One addition changed how people move through the building: a new stair access route up the tower.
The old way up had been narrow, risky. Now, it’s safer, easier, and built to last.
Life Inside – Keeping Pace, Holding Ground
Doors open before sunrise.
Some mornings, the only sound comes from shoes on tile, a clerk switching on lights, the low shuffle of envelopes stacked for delivery.
By eight, there’s a line at security, weddings, paperwork, hearings, and school tours with restless fifth graders.
A couple checks their reflection in the glass, waiting for their turn at the clerk’s window.
On the other side, a retiree asks about an old deed, voice bouncing in a room where every inch seems to remember years before computers.
Security’s a fixture now. Glances, the familiar beep, keys rattling in plastic trays.
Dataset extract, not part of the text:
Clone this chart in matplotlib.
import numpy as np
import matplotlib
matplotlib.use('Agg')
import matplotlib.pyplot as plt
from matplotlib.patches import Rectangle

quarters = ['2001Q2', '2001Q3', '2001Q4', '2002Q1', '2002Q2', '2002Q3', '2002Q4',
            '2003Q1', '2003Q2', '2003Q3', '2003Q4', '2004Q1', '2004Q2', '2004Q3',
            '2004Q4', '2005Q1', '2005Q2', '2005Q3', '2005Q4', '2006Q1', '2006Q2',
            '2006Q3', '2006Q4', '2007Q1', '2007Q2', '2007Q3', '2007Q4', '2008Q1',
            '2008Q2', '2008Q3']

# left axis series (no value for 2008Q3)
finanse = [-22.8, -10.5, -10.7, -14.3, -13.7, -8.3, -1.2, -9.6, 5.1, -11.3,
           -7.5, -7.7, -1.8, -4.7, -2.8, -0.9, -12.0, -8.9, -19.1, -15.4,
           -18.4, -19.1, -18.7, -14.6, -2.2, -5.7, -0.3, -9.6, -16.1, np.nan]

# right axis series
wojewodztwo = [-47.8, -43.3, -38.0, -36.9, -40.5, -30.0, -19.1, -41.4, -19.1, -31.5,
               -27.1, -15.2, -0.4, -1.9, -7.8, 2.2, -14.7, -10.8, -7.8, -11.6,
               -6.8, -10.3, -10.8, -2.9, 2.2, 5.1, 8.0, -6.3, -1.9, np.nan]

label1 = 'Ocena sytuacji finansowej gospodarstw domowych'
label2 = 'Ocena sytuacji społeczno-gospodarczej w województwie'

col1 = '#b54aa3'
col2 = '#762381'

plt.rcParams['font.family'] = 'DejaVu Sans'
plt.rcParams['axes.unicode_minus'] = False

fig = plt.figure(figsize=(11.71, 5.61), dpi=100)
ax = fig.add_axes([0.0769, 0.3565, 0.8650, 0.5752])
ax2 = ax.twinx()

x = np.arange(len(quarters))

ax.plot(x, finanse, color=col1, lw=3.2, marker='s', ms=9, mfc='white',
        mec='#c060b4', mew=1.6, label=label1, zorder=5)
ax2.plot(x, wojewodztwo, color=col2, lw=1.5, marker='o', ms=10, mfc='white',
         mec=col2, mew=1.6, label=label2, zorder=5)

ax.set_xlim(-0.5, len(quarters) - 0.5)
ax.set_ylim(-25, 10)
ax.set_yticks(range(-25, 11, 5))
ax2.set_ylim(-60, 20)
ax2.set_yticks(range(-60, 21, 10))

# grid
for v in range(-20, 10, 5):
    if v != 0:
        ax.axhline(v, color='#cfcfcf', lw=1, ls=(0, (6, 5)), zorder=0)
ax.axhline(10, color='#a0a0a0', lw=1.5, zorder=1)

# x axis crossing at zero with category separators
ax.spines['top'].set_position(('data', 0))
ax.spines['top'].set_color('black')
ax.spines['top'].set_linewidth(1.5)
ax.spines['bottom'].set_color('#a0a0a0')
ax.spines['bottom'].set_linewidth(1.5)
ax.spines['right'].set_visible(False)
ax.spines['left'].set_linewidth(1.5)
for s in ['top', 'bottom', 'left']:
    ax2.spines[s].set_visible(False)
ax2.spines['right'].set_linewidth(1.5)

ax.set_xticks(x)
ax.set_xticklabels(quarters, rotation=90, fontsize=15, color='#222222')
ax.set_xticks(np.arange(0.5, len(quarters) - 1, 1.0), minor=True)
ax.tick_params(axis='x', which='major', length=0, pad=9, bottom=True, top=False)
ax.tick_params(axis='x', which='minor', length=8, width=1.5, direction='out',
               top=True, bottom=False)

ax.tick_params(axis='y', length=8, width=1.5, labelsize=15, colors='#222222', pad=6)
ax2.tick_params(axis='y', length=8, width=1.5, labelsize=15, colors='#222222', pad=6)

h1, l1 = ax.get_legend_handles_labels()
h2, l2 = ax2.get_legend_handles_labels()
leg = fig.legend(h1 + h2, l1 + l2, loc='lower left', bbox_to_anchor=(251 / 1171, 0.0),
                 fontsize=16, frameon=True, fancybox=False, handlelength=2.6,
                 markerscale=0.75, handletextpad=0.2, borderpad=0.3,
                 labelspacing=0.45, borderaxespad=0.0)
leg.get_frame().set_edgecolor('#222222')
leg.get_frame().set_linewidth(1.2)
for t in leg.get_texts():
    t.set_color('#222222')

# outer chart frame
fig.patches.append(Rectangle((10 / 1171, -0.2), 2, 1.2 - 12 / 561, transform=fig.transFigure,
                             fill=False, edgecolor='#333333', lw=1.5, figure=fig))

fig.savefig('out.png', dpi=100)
Inside, the Clerk’s office stays busy. You’ll find fines paid, property records pulled, names changed, nothing flashy, but every day the line moves.
April 2025 brought Operation Green Light, turning the lobby into a swirl of conversation and relief as drivers tried to clear their records and walk out with a new shot at the road.
Events shift the tempo, Veterans Amnesty Court brings in a crowd, vow renewals spark nervous laughter, students pack the old jury box, and squint up at the ceiling.
Some afternoons, contractors vanish into stairwells, chasing leaks and checking wiring while outside, Main Street thrums with delivery trucks and summer heat.
Through it all, the Sarasota County Courthouse stays right where it started, a fixture in the city’s pulse, never rushing, never fading, always waiting for the next story to walk through the door.